Xerox unveiled its latest production printing press during two jam-packed events in the U.S. and Europe. The first event took place May 9 outside of Rochester, N.Y., at the Xerox Gil Hatch Center for Customer Innovation - the largest digital print showcase in the world.
Customers, prospects and the media were invited to the unveiling of the Iridesse press and given the opportunity to kick the tires. The second reveal took place on May 23 in Warsaw, Poland, during the 2018 Xerox Forum, where Xerox Premier Partners (customers) and Graphic Communication Resellers attended.
Both events could be worthy of an Oscar with the pomp and circumstance of a professional product reveal that introduced the global availability of the press.
My colleague Ralf Schlozer’s first impressions of the Iridesse, launched by Fuji Xerox last December, can be found in the post Fuji Xerox Iridesse – Two specialty colours is better than one. I invite you to re-visit Ralf’s blog for all the launch and specific details of the press while I answer the philosophical question of “do printer’s need a press like the Iridesse now that the glitter and dust have settled?”
So, if you ever worked production you know that manufacturer suggested limits are always ignored, especially if you need to get a job out or when client work is accepted in lieu of going to the competition. You see this in the offset world all the time and that is why successful print companies know that being able to configure equipment for different needs trumps equipment with a “wow” factor. Print customers' first question is always can you do this, and the printer wants to respond with "sure, why not?" Digital equipment sometimes puts the printer into the “what if” situation. Basically, "well, what if" we do this instead?
Quality CMYK for the most part is expected in this class of press, but in terms of flexibility, print providers expect numerous options for not only resolution but multiple halftone screens. Having the ability to respond to real-time production needs based on image quality and media range gives production the flexibility to confidently accept work. Iridesse meets that challenge with Ultra HD Resolution that delivers 1,200x1,200x10 bit RIP resolution and 2,400×2,400 imaging resolution, enabling screening options from stochastic to fine line screens up to 600 dpi.
Media plays a huge role in just how many jobs and what type of work a print provider can accept. Just as in offset, digital presses must address a wide array of media while running at rated speeds. I would say most equipment manufacturers are fighting it out on this front regarding the range of media weights and types being supported. Iridesse tops out at 400gsm but gives a respectable range from 52 to 400gsm. Production flexibility comes into play when the print providers press supports a wide array of media types and weights, multiple pick points (i.e., multiple paper trays), that allow for a broad range of supported media and media sizes along with multiple insertion options all running at rated speed. To meet these extreme requirements Xerox equipped Iridesse with technologies integrated throughout the press called “Mixed Media Xceleration” giving the operator a wide array of run time media options with no slowdown of output.
Its this production flexibility that digital press manufacturers continue to expand upon, driving machine innovations which adds to the acceleration of the offset to digital migration and the continued ability to drive manual labor cost out of the production process.
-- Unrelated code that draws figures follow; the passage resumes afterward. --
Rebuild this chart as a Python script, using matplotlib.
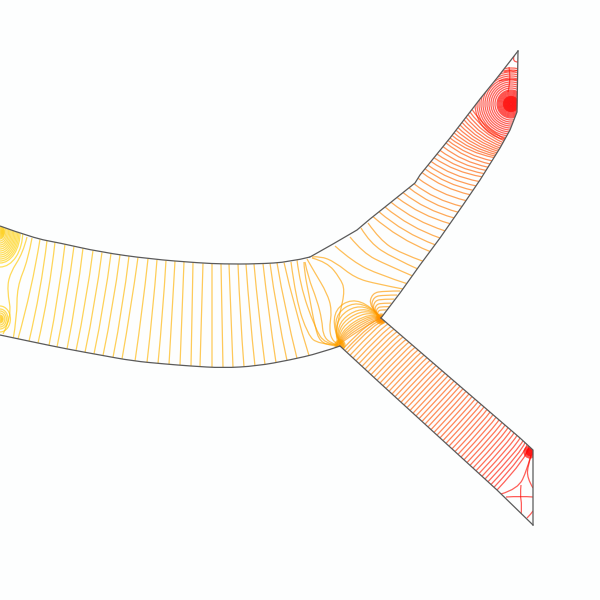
import numpy as np
import matplotlib
matplotlib.use("Agg")
import matplotlib.pyplot as plt
from matplotlib.colors import LinearSegmentedColormap
from matplotlib.patches import Ellipse, PathPatch, Polygon
from matplotlib.path import Path

# vessel walls, in picture pixels
top_wall_x = [0, 33, 60, 100, 150, 200, 223, 257, 290, 310, 333, 357, 370, 415, 420, 450, 480, 497, 518]
top_wall_y = [226, 238, 243, 252, 259, 263, 264, 264, 262, 257, 244, 230, 219, 183, 175, 138, 99, 78, 51]
arm_wall_x = [381, 400, 420, 440, 463, 480, 500, 510, 517, 518]
arm_wall_y = [318, 293, 265, 238, 205, 180, 148, 130, 112, 51]
branch_top_x = [381, 520, 533]
branch_top_y = [318, 438, 450]
branch_bot_x = [340, 380, 497, 533]
branch_bot_y = [346, 383, 490, 525]
bot_wall_x = [0, 33, 67, 100, 133, 165, 190, 223, 257, 290, 320, 340]
bot_wall_y = [335, 342, 349, 355, 361, 364, 366, 368, 366, 360, 353, 346]

# trunk lines: x on top wall, x on bottom wall, sideways bow, potential level
trunk_top = [40, 47, 55, 65, 74, 83, 93, 102, 111, 120, 129, 138, 148, 157, 166, 175, 184, 193,
             203, 212, 221, 229, 238, 246, 254, 263, 270, 277, 284]
trunk_bot = [18, 29, 38, 49, 57, 67, 76, 85, 94, 103, 113, 122, 135, 147, 158, 169, 180, 191,
             200, 212, 223, 233, 244, 255, 265, 276, 287, 297, 309]
trunk_bow = [3, 3, 3, 2, 2, 2, 2, 2, 2, 2, 2, 1, 1, 1, 1, 0, 0, 0,
             0, 0, 0, 0, -1, -1, -1, -1, -2, -2, -2]
trunk_lev = [.18, .19, .20, .21, .22, .23, .24, .25, .26, .27, .28, .29, .30, .31, .32, .33, .34, .35,
             .36, .37, .38, .39, .40, .41, .42, .43, .44, .45, .46]

# upper arm lines
arm_top = [373, 379, 385, 391, 397, 403, 409, 414, 418, 422, 425, 428, 431, 434, 437, 440, 443, 446,
           448, 450, 452, 454, 456, 458, 460, 462, 464, 466, 468, 470, 472]
arm_right = [430, 435, 440, 445, 450, 454, 458, 462, 466, 470, 473, 476, 479, 482, 484, 486, 488, 490,
             492, 494, 495, 496, 497, 498, 499, 500, 501, 502, 503, 504, 505]
arm_lev = [.56, .57, .58, .59, .60, .61, .62, .63, .64, .65, .66, .67, .68, .69, .70, .71, .72, .73,
           .74, .75, .76, .77, .78, .79, .80, .81, .82, .83, .84, .85, .86]

# lower branch lines, x on upper wall and x on lower wall
low_top = [382, 383, 384, 385, 388, 391, 394, 397, 400, 403, 406, 409, 412, 415, 418, 421, 424, 427,
           430, 433, 436, 439, 442, 445, 448, 451, 454, 457, 460, 463, 466, 469, 472, 475, 478, 481,
           484, 487, 490, 493, 496, 499, 502, 505, 508, 511, 514, 517, 520, 523, 525, 527, 529]
low_bot = [343, 345, 347, 350, 353, 356, 359, 362, 365, 368, 371, 374, 377, 380, 383, 386, 389, 392,
           395, 398, 401, 404, 407, 410, 413, 416, 419, 422, 425, 428, 431, 434, 437, 440, 443, 446,
           449, 452, 455, 458, 461, 464, 467, 470, 473, 476, 479, 482, 485, 488, 491, 494, 497]
low_lev = [.55, .55, .56, .56, .57, .58, .59, .59, .60, .61, .62, .62, .63, .64, .65, .65, .66, .67,
           .68, .68, .69, .70, .71, .71, .72, .73, .74, .74, .75, .76, .77, .77, .78, .79, .80, .80,
           .81, .82, .83, .83, .84, .85, .86, .87, .88, .89, .90, .91, .92, .93, .94, .95, .96]

# free running lines with their control points and level
free_lines = [
    ([27, 23, 10, 7, 12, 3], [237, 253, 273, 290, 317, 334], .14),
    ([32, 28, 17, 17, 13], [238, 260, 287, 317, 340], .16),
    ([291, 296, 308, 318, 338], [262, 300, 335, 344, 345], .46),
    ([297, 300, 315, 325, 338], [260, 285, 328, 344, 345], .47),
    ([304, 304, 310, 315, 320, 333, 338], [262, 270, 300, 327, 342, 346, 346], .47),
    ([305, 308, 317, 322, 323, 330, 338], [262, 277, 300, 320, 335, 343, 345], .48),
    ([307, 315, 327, 332, 329, 333, 338], [259, 273, 293, 310, 330, 342, 344], .48),
    ([312, 327, 340, 345, 340, 335, 338], [258, 262, 278, 290, 313, 335, 343], .49),
    ([312, 320, 335, 355, 377, 403], [257, 256, 262, 278, 284, 289], .50),
    ([335, 353, 380, 408], [246, 262, 275, 284], .51),
    ([350, 363, 387, 415], [237, 253, 265, 277], .52),
    ([361, 370, 393, 420], [228, 243, 258, 270], .53),
    ([368, 380, 400, 425], [223, 240, 253, 262], .54),
    ([499, 510, 518], [81, 78, 80], .97),
    ([509, 511, 508], [67, 80, 92], .97),
    ([504, 510, 514, 518], [72, 70, 72, 70], .97),
    ([514, 512, 518], [56, 62, 62], .97),
    ([506, 521, 533], [497, 496, 497], .98),
    ([521, 520, 522, 521], [485, 495, 505, 516], .98),
    ([527, 531, 533], [518, 514, 511], .98),
    ([501, 518, 527, 531], [494, 489, 470, 455], .97),
    ([533, 527, 528, 531], [488, 478, 465, 456], .97),
]

# arcs joining the two corners: height above the chord and level
corner_arc_h = [32, 28, 24, 20, 17, 14, 11, 9, 7, 5, 3, 1]
corner_arc_lev = [.47, .47, .48, .48, .49, .49, .50, .51, .52, .53, .54, .54]

# small fan above the right corner
fan_scale = [1, .85, .7, .55, .42, .3]
fan_dx = [0, -12, -9, 4, 19]
fan_dy = [0, -11, -25, -27, -27]

# rings round the singular points: centre, radii, width factor, level
ring_sets = [
    (0, 232, [1, 2, 3, 4, 5, 6, 7, 9, 11, 13, 15, 17, 19, 21, 23, 25, 27, 29, 31, 35], .65, .04),
    (0, 319, [1, 2, 3, 4, 6, 8, 10, 13], .8, .10),
    (340, 345, [.5, 1, 1.5, 2, 2.5, 3, 3.5, 4, 5], 1, .47),
    (381, 319, [.5, 1, 1.5, 2, 2.5, 3, 3.5, 4, 5], 1, .52),
    (511, 104, [.5, 1, 1.5, 2, 2.5, 3, 3.5, 4, 4.5, 5, 5.5, 6, 6.5, 7, 7.5, 8, 9, 10, 11, 12, 13, 14, 16, 18,
                20, 22, 24, 26, 28, 30, 32, 34, 36], 1, .93),
    (530, 452, [.5, 1, 1.5, 2, 2.5, 3, 3.5, 4, 5, 6], 1, .97),
]

line_w = 0.9
line_alpha = 0.65
wall_col = "#5a5a5a"
cmap = LinearSegmentedColormap.from_list("flow", ["#ffd500", "#ffa000", "#ff0000"])


def smooth(xs, ys):
    # quadratic spline with the given points as controls
    pts = np.column_stack([xs, ys]).astype(float)
    verts = [pts[0]]
    codes = [Path.MOVETO]
    for i in range(1, len(pts) - 1):
        verts.append(pts[i])
        codes.append(Path.CURVE3)
        if i < len(pts) - 2:
            verts.append((pts[i] + pts[i + 1]) / 2)
        else:
            verts.append(pts[-1])
        codes.append(Path.CURVE3)
    if len(pts) == 2:
        verts.append(pts[1])
        codes.append(Path.LINETO)
    return Path(verts, codes)


fig = plt.figure(figsize=(6, 6), dpi=100, facecolor="#fdfefe")
ax = fig.add_axes([0, 0, 1, 1])
ax.set_xlim(0, 600)
ax.set_ylim(600, 0)
ax.axis("off")

outline_x = top_wall_x + arm_wall_x[::-1][1:] + branch_top_x[1:] + branch_bot_x[::-1] + bot_wall_x[::-1][1:]
outline_y = top_wall_y + arm_wall_y[::-1][1:] + branch_top_y[1:] + branch_bot_y[::-1] + bot_wall_y[::-1][1:]
domain = Polygon(np.column_stack([outline_x, outline_y]), closed=True, fill=False, ec="none")
ax.add_patch(domain)


def add_line(xs, ys, lev):
    p = PathPatch(smooth(xs, ys), fill=False, ec=cmap(lev), lw=line_w, alpha=line_alpha)
    ax.add_patch(p)
    p.set_clip_path(domain)


# trunk
for t, b, bow, lev in zip(trunk_top, trunk_bot, trunk_bow, trunk_lev):
    yt = np.interp(t, top_wall_x, top_wall_y)
    yb = np.interp(b, bot_wall_x, bot_wall_y)
    add_line([t, (t + b) / 2 + bow, b], [yt, (yt + yb) / 2, yb], lev)

# upper arm
for t, r, lev in zip(arm_top, arm_right, arm_lev):
    yt = np.interp(t, top_wall_x, top_wall_y)
    yr = np.interp(r, arm_wall_x, arm_wall_y)
    add_line([t, (t + r) / 2 - 3, r], [yt, (yt + yr) / 2 + 5, yr], lev)

# lower branch, lines leave the lower wall square on
normal = np.array([0.68, -0.73])
for t, b, lev in zip(low_top, low_bot, low_lev):
    yt = np.interp(t, branch_top_x, branch_top_y)
    yb = np.interp(b, branch_bot_x, branch_bot_y)
    start = np.array([b, yb])
    reach = np.dot(np.array([t, yt]) - start, normal) * 0.85
    ctrl = start + normal * reach
    add_line([b, ctrl[0], t], [yb, ctrl[1], yt], lev)

# arcs between the corners
p0 = np.array([340.0, 344.0])
p1 = np.array([381.0, 318.0])
chord = p1 - p0
up = np.array([chord[1], -chord[0]]) / np.hypot(*chord)
for h, lev in zip(corner_arc_h, corner_arc_lev):
    c1 = p0 + chord * 0.1 + up * h
    c2 = p0 + chord * 0.9 + up * h
    add_line([p0[0], c1[0], c2[0], p1[0]], [p0[1], c1[1], c2[1], p1[1]], lev)

# fan on the arm wall
for s in fan_scale:
    add_line([381 + s * d for d in fan_dx], [318 + s * d for d in fan_dy], .53)

for xs, ys, lev in free_lines:
    add_line(xs, ys, lev)

for cx, cy, radii, squash, lev in ring_sets:
    for r in radii:
        c = Ellipse((cx, cy), 2 * r * squash, 2 * r, fill=False,
                    ec=cmap(lev + 0.07 * (1 - r / max(radii))), lw=line_w, alpha=line_alpha)
        ax.add_patch(c)
        c.set_clip_path(domain)

# walls on top, the long curved stretches smoothed
ax.add_patch(PathPatch(smooth(top_wall_x[:10], top_wall_y[:10]), fill=False, ec=wall_col, lw=0.9))
ax.plot(top_wall_x[9:], top_wall_y[9:], color=wall_col, lw=0.9)
ax.plot(arm_wall_x, arm_wall_y, color=wall_col, lw=0.9)
ax.plot(branch_top_x + [533], branch_top_y + [525], color=wall_col, lw=0.9)
ax.plot(branch_bot_x, branch_bot_y, color=wall_col, lw=0.9)
ax.add_patch(PathPatch(smooth(bot_wall_x, bot_wall_y), fill=False, ec=wall_col, lw=0.9))

fig.savefig("out.png", dpi=100, facecolor=fig.get_facecolor())
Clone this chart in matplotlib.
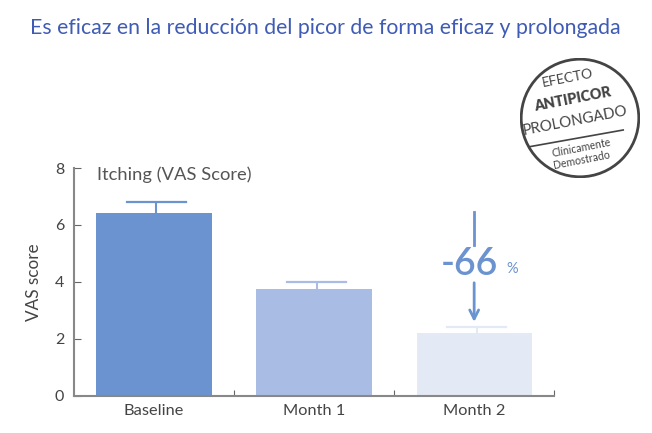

With that said, Iridesse is highly configurable, supporting many finishing scenarios from square fold to bookletmaking with Plockmatic’s advanced capabilities, again reducing the overall production touch points with greater production flexibility.
One could say that most digital press manufacturers are competitive in all these areas offering their own set of production capabilities, but Xerox upped the ante by making the print order of colors configurable without the need for a service technician! As in the offset world, you just run a cleanup and change ink, or in this case you swap out the dry toner. As a PSP, you not only have the ability with Iridesse to produce 4-, 5- and 6-color work, but you can self-configure which special color will underlay and overlay the CMYK opening a whole host of design capabilities for high value applications.
Xerox calls this snazzy feature “EZ Swap” which gives operators the ability to swap and run two specialty dry inks in a single pass. The key phrase is single-pass. Just imagine what you could do with a press that supports multiple pass capabilities with very accurate registration. I think offset press operators can see where I’m going with this. Xerox has tapped into one of the last frontiers left for digital press capabilities in opening the ability for the operator to decide the dry ink lay down order with multiple specialty colors and to expand that capability with multiple passes.
Going beyond the “what if” and expanding on the “why not,” it would make sense that with the opening of these new configurable capabilities, Xerox would then expand its special color support way beyond the competitive canary yellow and “hello kitty” pink offered by the competition and start to offer some exciting new color mixes and pigment effects via its EZ Swap docks. Xerox customers can now benefit from a production press that provides a vast array of machine capabilities that encompasses all aspects of “why not”. They can now confidently capture once complex and time-consuming work and provide its customers with advanced and high value applications. Production and press operators will gravitate to the extended machine capabilities knowing they have numerous machine functions and options to get the work out.
I reached out to Xerox to see how things are going with the launch and they noted, “Since our order taking began on May 2, we have been pleased with the very high interest, including brisk buying decisions for Iridesse, both in our North American and International market regions.”